Watching THE ROLLER-LIKE BIRDS

THE ROLLERS AND THEIR ALLIES

THE BEE-EATERS

(Family Meropida)


The Bee-eaters — so called from their insectivorous habits — constitute a compact and well-marked group of small or medium-sized birds of brilliant plumage and graceful habits, confined in their distribution to the temperate and tropical portions of the Old World.

They show evident points of relationship with the Rollers, Jacamars, and Kingfishers, agreeing with the latter especially in the form of feet, and in the economy of nature seem to fill the place in the Old World occupied by the Jacamars in the New World. They have a long, slender bill which is gently curved throughout and provided with a well-marked ridge on the culmen. The legs and feet are feeble and syndactyle, that is, the fourth or outer toe is united to the middle toe as far as the last joint, while the second and third toes are united by the basal joint only.

The primaries are ten in number and the tail-feathers twelve; the sexes are alike or nearly so in plumage.

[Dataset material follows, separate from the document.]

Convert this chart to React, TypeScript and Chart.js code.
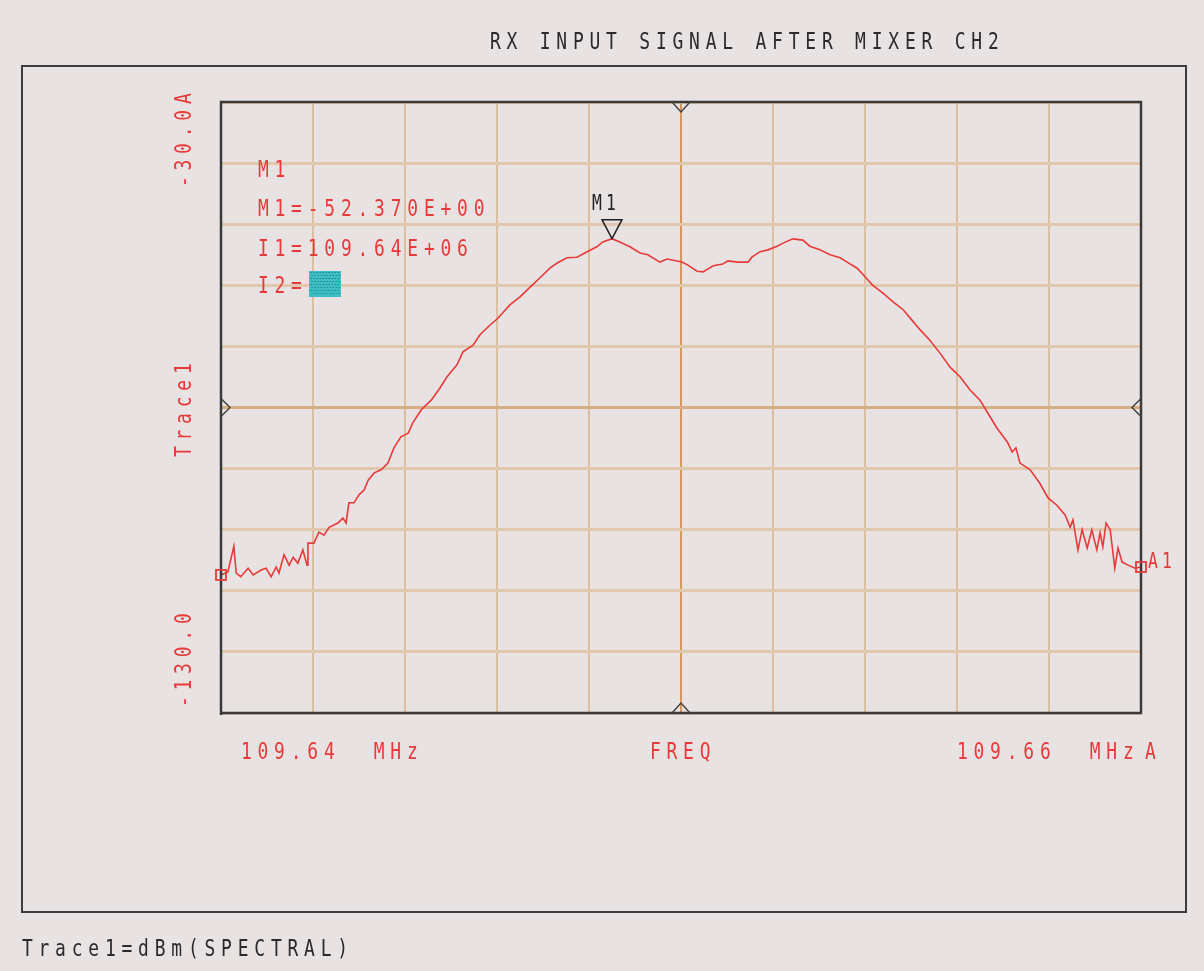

The Bee-eaters are disposed among five genera and about forty species, of which more than half are confined to the Ethiopian region, but they are also well represented in the Indian and Australian regions, with a limited number extending into the Palaearctic region.

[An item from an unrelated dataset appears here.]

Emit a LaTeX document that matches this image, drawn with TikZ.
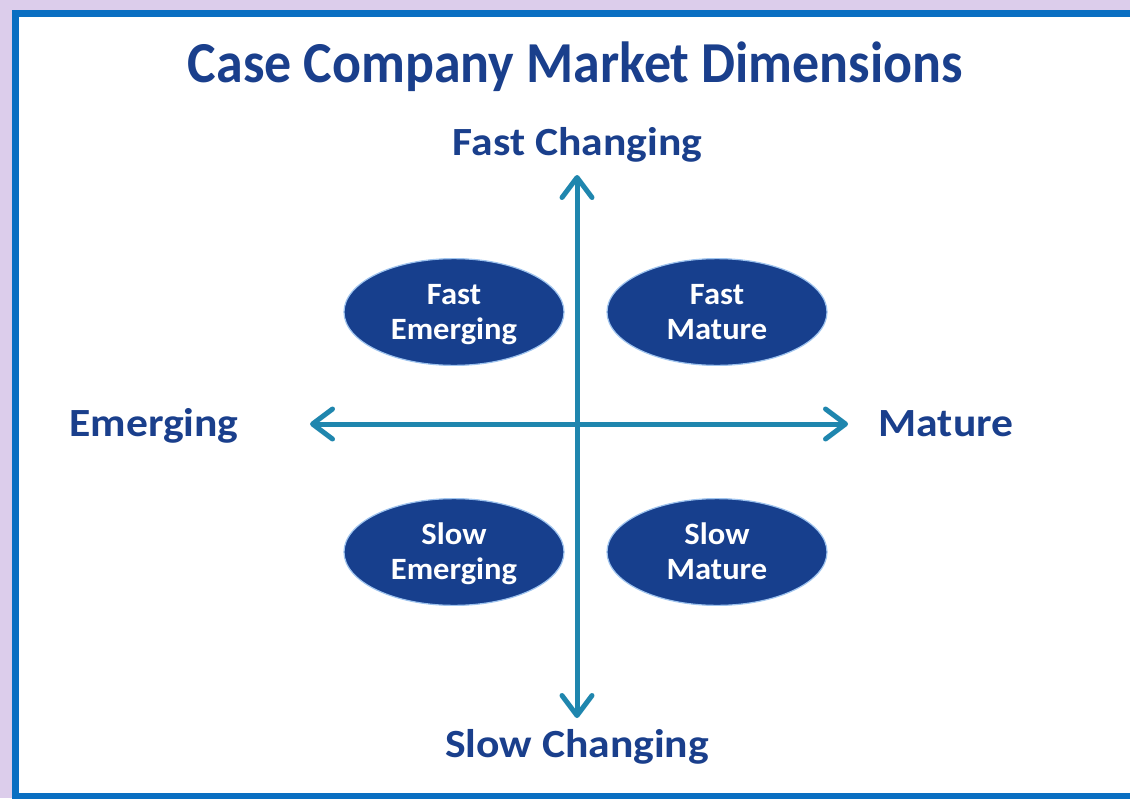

They are for the most part social and gregarious birds, even during the breeding season, and frequently nest in colonies. They are arboreal in their habits, frequenting forests and plains and showing a special liking for the vicinity of rivers, in the banks of which they mostly make their nest burrows. These holes, which they excavate for themselves, often extend for six or eight feet into the bank; the eggs, without exception, are pure white and glossy. The notes of the Bee-eater are usually described as harsh and unmelodious.